Bella tersenyum, namun air mata yang menggenang di sudut matanya memantulkan cahaya lampu kendaraan, membuat Adi salah tingkah. Ia pikir ia telah salah bicara. 

“Bel?” 

“Hahaha…” Bella tertawa pelan. “Aku juga, Di. Terima kasih.” Bella menatap Adi. “Aku selalu berpikir bahwa hidupku menyedihkan. Apalagi akhir-akhir ini, aku merasa hidupku melelahkan sekali. Setelah bertahun-tahun harus melunasi utang yang sebenarnya bukan tanggung jawabku, sekarang aku harus menghidupi diriku sendiri. Aku sering membanding-bandingkan diriku dengan orang-orang yang sekolahnya tinggi, yang pekerjaannya bagus. Aku merasa gagal. Beberapa kali aku mengutuk hidupku, bahkan menyalahkan Tuhan. Tapi kamu, Di… Kamu tiba-tiba muncul dan cerita bahwa kamu berusaha sangat keras untuk ngomong terima kasih ke aku. Terima kasih untuk kejadian yang bahkan ngga begitu aku ingat.” 

“…” Adi tahu Bella belum selesai bicara. 

“Aku sadar, aku udah terlalu sombong ya, Di? Sombong sama Tuhan, sombong sama orang-orang yang hidupnya lebih sulit dari aku. Terima kasih ya, Di. Kamu mengingatkan aku, bahwa setiap orang punya kesulitannya masing-masing. Dan kenyataan bahwa kita masih berusaha menghadapi kesulitan itu adalah bukti bahwa kita memiliki kemampuan. Kenyataan bahwa kamu masih mengingatku dan masih menganggapku sebagai teman. Itu hal yang harus selalu disyukuri. Ya kan, Di?” 

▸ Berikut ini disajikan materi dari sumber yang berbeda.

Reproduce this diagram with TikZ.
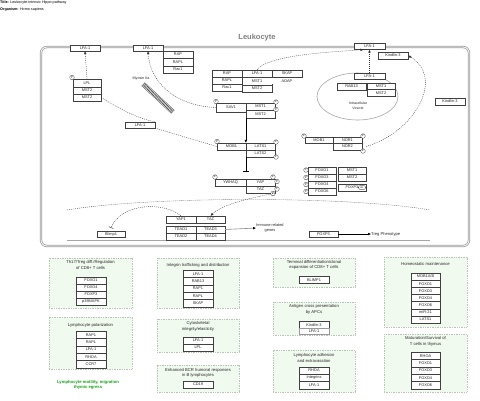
\documentclass[tikz,border=0pt]{standalone}
\usepackage{fontspec}
\setmainfont{Liberation Sans}
\usetikzlibrary{arrows.meta,calc,shapes.geometric}
\definecolor{pfill}{RGB}{241,250,239}
\definecolor{pborder}{RGB}{185,195,185}
\definecolor{mgreen}{RGB}{20,160,20}
\tikzset{
 gbox/.style={draw=black!75, line width=0.3pt, fill=white, inner sep=0pt, font=\fontsize{3.9}{4}\selectfont, text=black!85},
 pcirc/.style={circle, draw=black!80, line width=0.3pt, fill=white, inner sep=0pt, minimum size=4.6pt, font=\fontsize{2.7}{3}\selectfont},
 acell/.style={ellipse, draw=black!80, line width=0.3pt, fill=white, inner sep=0pt, minimum width=7.5pt, minimum height=4.6pt, font=\fontsize{2.6}{3}\selectfont},
 panel/.style={draw=pborder, dash pattern=on 1pt off 0.7pt, line width=0.4pt, fill=pfill, inner sep=0pt},
 ptitle/.style={font=\fontsize{4.2}{5.3}\selectfont, text=black!85, inner sep=0pt, align=center},
 hdr/.style={font=\fontsize{3.7}{4}\selectfont, inner sep=0pt},
 lbl/.style={inner sep=0pt, font=\fontsize{4.1}{4.8}\selectfont, align=center, text=black!85},
 dline/.style={dash pattern=on 1pt off 1pt, line width=0.35pt, black!80},
 darr/.style={dline, -{Latex[length=3pt,width=2.6pt]}},
 sarr/.style={line width=0.45pt, -{Latex[length=3pt,width=2.6pt]}},
 inhib/.style={line width=0.45pt, -{Bar[width=6pt, line width=0.6pt]}},
 dinh/.style={dline, -{Bar[width=5pt, line width=0.5pt]}},
 cellwall/.style={draw=gray!80, double=white, double distance=0.8pt, line width=0.75pt, rounded corners=6pt, inner sep=0pt},
}
\newcommand\gbx[7][]{\node[gbox,#1, minimum width={(#5-#3)*1pt}, minimum height={(#6-#4)*1pt}] (#2) at ({(#3+#5)/2},{(#4+#6)/2}) {#7};}
\newcommand\pcx[3]{\node[pcirc] (#1) at (#2,#3) {P};}
\newcommand\pnl[5]{\node[panel, minimum width={(#4-#2)*1pt}, minimum height={(#5-#3)*1pt}] (#1) at ({(#2+#4)/2},{(#3+#5)/2}) {};}
\begin{document}
\begin{tikzpicture}[x=1pt,y=-1pt]
\useasboundingbox (0,0) rectangle (480,400);
% header
\node[anchor=west, hdr] (title) at (0,3) {\textbf{Title:} Leukocyte-intrinsic Hippo pathway};
\node[anchor=west, hdr] (org) at (0,9.5) {\textbf{Organism:} Homo sapiens};
\node[font=\bfseries\fontsize{7.5}{8}\selectfont, text=gray, inner sep=0pt] (leuk) at (257,38) {Leukocyte};
% cell
\node[cellwall, minimum width=428pt, minimum height=199pt] (cellbox) at (255,146.5) {};
% nucleus
\coordinate (nucL) at (67,210);
\coordinate (nucR) at (430,210);
\coordinate (nbL) at (67,240);
\coordinate (nbR) at (430,240);
\draw[dline, black!75] (nucL) .. controls (150,196) and (350,196) .. (nucR);
\draw[gray!70, line width=0.5pt] (nbL) -- (nbR);
% vesicle
\node[ellipse, draw=gray!70, line width=0.6pt, fill=white, minimum width=81pt, minimum height=47pt, inner sep=0pt] (ves) at (357.5,96.5) {};
\node[lbl, font=\fontsize{3.5}{4.6}\selectfont] (vestext) at (358,105.5) {Intracellular\\Vesicle};
% membrane boxes
\gbx{lfaA}{70}{45}{100}{51}{LFA-1}
\gbx{lfaB}{133}{45}{163}{51}{LFA-1}
\gbx{rapA}{163}{51}{193}{58}{RAP}
\gbx{raplA}{163}{58}{193}{66}{RAPL}
\gbx{racA}{163}{66}{193}{73}{Rac1}
\gbx{lfaC}{354}{43}{385}{49.5}{LFA-1}
\gbx{kinA}{378}{52}{408}{59}{Kindlin-3}
\gbx{kinB}{435}{98}{465}{105}{Kindlin-3}
% central complex
\gbx{rapB}{212}{70}{242}{77}{RAP}
\gbx{raplB}{212}{77}{242}{84}{RAPL}
\gbx{racB}{212}{84}{242}{91}{Rac1}
\gbx{lfaD}{242}{70}{272}{77}{LFA-1}
\gbx{mst1A}{242}{77}{272}{85}{MST1}
\gbx[line width=0.55pt]{mst2A}{242}{85}{272}{92}{MST2}
\gbx{skap}{272}{70}{302}{77}{SKAP}
\gbx[draw=none]{adap}{272}{77.5}{302}{84}{ADAP}
% vesicle content
\gbx{lfaV}{354}{73}{385}{79}{LFA-1}
\gbx{rab13}{337}{83}{366}{90}{RAB13}
\gbx{mst1V}{367}{83}{395}{89.5}{MST1}
\gbx{mst2V}{367}{89.5}{395}{96}{MST2}
% LPL complex
\gbx{lplA}{73}{79}{101}{87}{LPL}
\gbx{lplB}{73}{87}{101}{94}{MST2}
\gbx{lplC}{73}{94}{101}{101}{MST2}
\pcx{pLpl}{72}{77.5}
\gbx{lfaM}{125}{122}{155}{128}{LFA-1}
% Myosin IIa
\node[lbl, font=\fontsize{3.7}{4}\selectfont] (myo) at (141,78.5) {Myosin IIa};
\foreach \k/\c in {-2/black!70,-1/black,0/black!70,1/black,2/black!70}
  \draw[\c, line width=0.35pt] ($(143,84)+\k*(0.75,-0.8)$) -- ($(173,112)+\k*(0.75,-0.8)$);
% SAV1 / MST
\gbx{sav1}{216}{103}{246}{112}{SAV1}
\gbx{mst1B}{246}{103}{275}{110}{MST1}
\gbx{mst2B}{246}{110}{275}{118}{MST2}
\pcx{pSav}{216}{101.5}
\pcx{pMa}{276}{102}
\pcx{pMb}{276}{109.5}
% MOB1 / LATS
\gbx{mob1B}{217}{143}{246}{150}{MOB1}
\gbx{lats1}{246}{143}{275}{150}{LATS1}
\gbx{lats2}{246}{150}{275}{157}{LATS2}
\pcx{pMob}{217}{141.5}
\pcx{pLa}{276}{142}
\pcx{pLb}{276}{157}
% YWHAQ / YAP / TAZ
\gbx{ywhaq}{215}{179}{246}{186}{YWHAQ}
\gbx{yapA}{246}{179}{275}{186}{YAP}
\gbx{tazA}{246}{186}{275}{193}{TAZ}
\pcx{pYw}{215}{177}
\pcx{pYa}{273}{177}
\pcx{pYb}{277}{181.5}
\pcx{pTa}{277}{189}
\pcx{pTb}{273}{193.5}
% MOB1 / NDR
\gbx{mob1C}{305}{137}{333}{143}{MOB1}
\gbx{ndr1}{333}{137}{362}{143}{NDR1}
\gbx{ndr2}{333}{143}{362}{150}{NDR2}
\pcx{pMc}{304}{136}
\pcx{pNa}{363}{136}
\pcx{pNb}{363}{151}
% FOXO
\gbx{foxo1}{308}{167}{336}{174}{FOXO1}
\gbx{foxo3}{308}{174}{336}{181}{FOXO3}
\gbx{foxo4}{308}{181}{336}{188}{FOXO4}
\gbx{foxo6}{308}{188}{336}{195}{FOXO6}
\pcx{pF1}{306}{170}
\pcx{pF3}{306}{177.5}
\pcx{pF4}{306}{184.5}
\pcx{pF6}{306}{191.5}
\gbx{mst1F}{338}{167}{366}{174}{MST1}
\gbx{mst2F}{338}{174}{366}{181}{MST2}
\gbx{foxp3F}{338}{184}{366}{191}{FOXP3\hspace{7pt}}
\node[acell] (ac) at (362,187.5) {Ac};
% nucleus content
\gbx{yap1N}{166}{216}{196}{223}{YAP1}
\gbx{tazN}{196}{216}{225}{223}{TAZ}
\gbx{tead1}{166}{226}{196}{233}{TEAD1}
\gbx{tead3}{196}{226}{225}{233}{TEAD3}
\gbx{tead2}{166}{233}{196}{240}{TEAD2}
\gbx{tead4}{196}{233}{225}{240}{TEAD4}
\gbx{blimp}{97}{231}{125}{237}{Blimp1}
\gbx{foxp3N}{309}{231}{338}{237}{FOXP3}
\node[lbl, font=\fontsize{3.9}{4.6}\selectfont] (genes) at (270,228) {Immune-related\\genes};
\node[lbl, anchor=west] (treg) at (371,234) {Treg Phenotype};
% connectors
\draw[darr] (lplA.north) -- (lfaA.south);
\draw[dline] (lplC.east) .. controls (115,106) and (135,118) .. (lfaM.north east);
\draw[dline] (lfaM.south east) -- (mob1B.west);
\draw[darr] (sav1.west) .. controls (175,106) and (150,82) .. (lfaB.south);
\draw[darr] (lfaD.north) .. controls (268,55) and (330,52) .. ([xshift=-6pt]lfaC.south);
\draw[darr] (lfaV.north) -- (lfaC.south);
\draw[darr] ([xshift=4pt]ndr2.east) .. controls (415,132) and (445,78) .. (kinA.east);
\draw[sarr] (mst2B.south west) -- (lats1.north west);
\draw[inhib] (lats2.south west) -- ([yshift=7pt]yapA.north west);
\draw[darr] (tazA.south east) .. controls (245,199) and (222,205) .. (tazN.north);
\draw[dinh] (yap1N.north) .. controls (165,202) and (122,202) .. ([yshift=3pt]blimp.north);
\draw[line width=0.6pt, black!45, -{Latex[length=3pt,width=2.6pt,fill=black,color=black]}] (tead3.east) -- (genes.west);
\draw[sarr, line width=0.35pt] (foxp3N.east) -- (treg.west);
% ---------------- panels ----------------
\pnl{pA}{49}{258}{132}{308}
\node[ptitle] (tA) at (90.5,265) {Th17/Treg diff./Regulation\\of CD8+ T cells};
\gbx{aA1}{76}{277}{106}{284}{FOXO1}
\gbx{aA2}{76}{284}{106}{291}{FOXO4}
\gbx{aA3}{76}{291}{106}{298}{FOXP3}
\gbx{aA4}{76}{298}{106}{305}{p38MAPK}
\pnl{pB}{49}{317}{132}{369}
\node[ptitle] (tB) at (90.5,325) {Lymphocyte polarization};
\gbx{bB1}{76}{331}{106}{338.4}{RAP1}
\gbx{bB2}{76}{338.4}{106}{345.8}{RAPL}
\gbx{bB3}{76}{345.8}{106}{353.2}{LFA-1}
\gbx{bB4}{76}{353.2}{106}{360.6}{RHOA}
\gbx{bB5}{76}{360.6}{106}{368}{CCR7}
\node[ptitle, font=\bfseries\fontsize{4.2}{5.4}\selectfont, text=mgreen] (tGreen) at (88,385) {Lymphocyte motility, migration\\thymic egress};
\pnl{pC}{157}{258}{239}{308}
\node[ptitle] (tC) at (198,265.5) {Integrin trafficking and distribution};
\gbx{cC1}{183}{270}{213}{277.4}{LFA-1}
\gbx{cC2}{183}{277.4}{213}{284.8}{RAB13}
\gbx{cC3}{183}{284.8}{213}{292.2}{RAP1}
\gbx{cC4}{183}{292.2}{213}{299.6}{RAPL}
\gbx{cC5}{183}{299.6}{213}{307}{SKAP}
\pnl{pD}{157}{319}{239}{352}
\node[ptitle] (tD) at (198,326.5) {Cytoskeletal\\integrity/elasticity};
\gbx{dD1}{183}{337}{213}{344}{LFA-1}
\gbx{dD2}{183}{344}{213}{351}{LPL}
\pnl{pE}{157}{365}{239}{392}
\node[ptitle] (tE) at (198,373) {Enhanced BCR humoral responses\\in B lymphocytes};
\gbx{eE1}{183}{381}{213}{388}{CD19}
\pnl{pF}{273}{258}{355}{287}
\node[ptitle] (tF) at (314,265) {Terminal differentiation/clonal\\expansion of CD8+ T cells};
\gbx{fF1}{299}{276.5}{329}{283.5}{BLIMP1}
\pnl{pG}{273}{302}{355}{335}
\node[ptitle] (tG) at (314,309.5) {Antigen cross presentation\\by APCs};
\gbx{gG1}{299}{321.5}{329}{328}{Kindlin-3}
\gbx[draw=black!40]{gG2}{299}{328}{329}{334}{LFA-1}
\pnl{pH}{273}{350}{355}{392}
\node[ptitle] (tH) at (314,358) {Lymphocyte adhesion\\and extravasation};
\gbx{hH1}{299}{367}{329}{374.3}{RHOA}
\gbx{hH2}{299}{374.3}{329}{381.6}{Integrins}
\gbx{hH3}{299}{381.6}{329}{389}{LFA-1}
\pnl{pI}{384}{257}{467}{327}
\node[ptitle] (tI) at (425.5,264) {Homeostatic maintenance};
\gbx{iI1}{411}{273}{440}{280.1}{MOB1A/B}
\gbx{iI2}{411}{280.1}{440}{287.3}{FOXO1}
\gbx{iI3}{411}{287.3}{440}{294.4}{FOXO3}
\gbx{iI4}{411}{294.4}{440}{301.6}{FOXO4}
\gbx{iI5}{411}{301.6}{440}{308.7}{FOXO6}
\gbx{iI6}{411}{308.7}{440}{315.9}{miR-21}
\gbx{iI7}{411}{315.9}{440}{323}{LATS1}
\pnl{pJ}{384}{334}{467}{392}
\node[ptitle] (tJ) at (425.5,341.5) {Maturation/Survival of\\T cells in thymus};
\gbx{jJ1}{411}{352}{440}{359.4}{RHOA}
\gbx{jJ2}{411}{359.4}{440}{366.8}{FOXO1}
\gbx{jJ3}{411}{366.8}{440}{374.2}{FOXO3}
\gbx{jJ4}{411}{374.2}{440}{381.6}{FOXO4}
\gbx{jJ5}{411}{381.6}{440}{389}{FOXO6}
\end{tikzpicture}
\end{document}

Adi mengangguk. Ia menatap Bella, lalu menengadahkan kepalanya memandang langit Jakarta yang gelap tak menampakkan bintang barang satu saja. Terima kasih. Adi bicara dalam hati entah pada siapa. Ia hanya ingin bersyukur bahwa gangguan kecemasan yang dialaminya telah membawanya dalam sebuah perjalanan yang mempertemukannya pada teman masa kecil, Bella, yang sangat ingin ditemuinya sejak lama. Sebuah perjalanannya yang pada akhirnya membawanya dalam rasa syukur atas hidup yang dimilikinya. Terima kasih.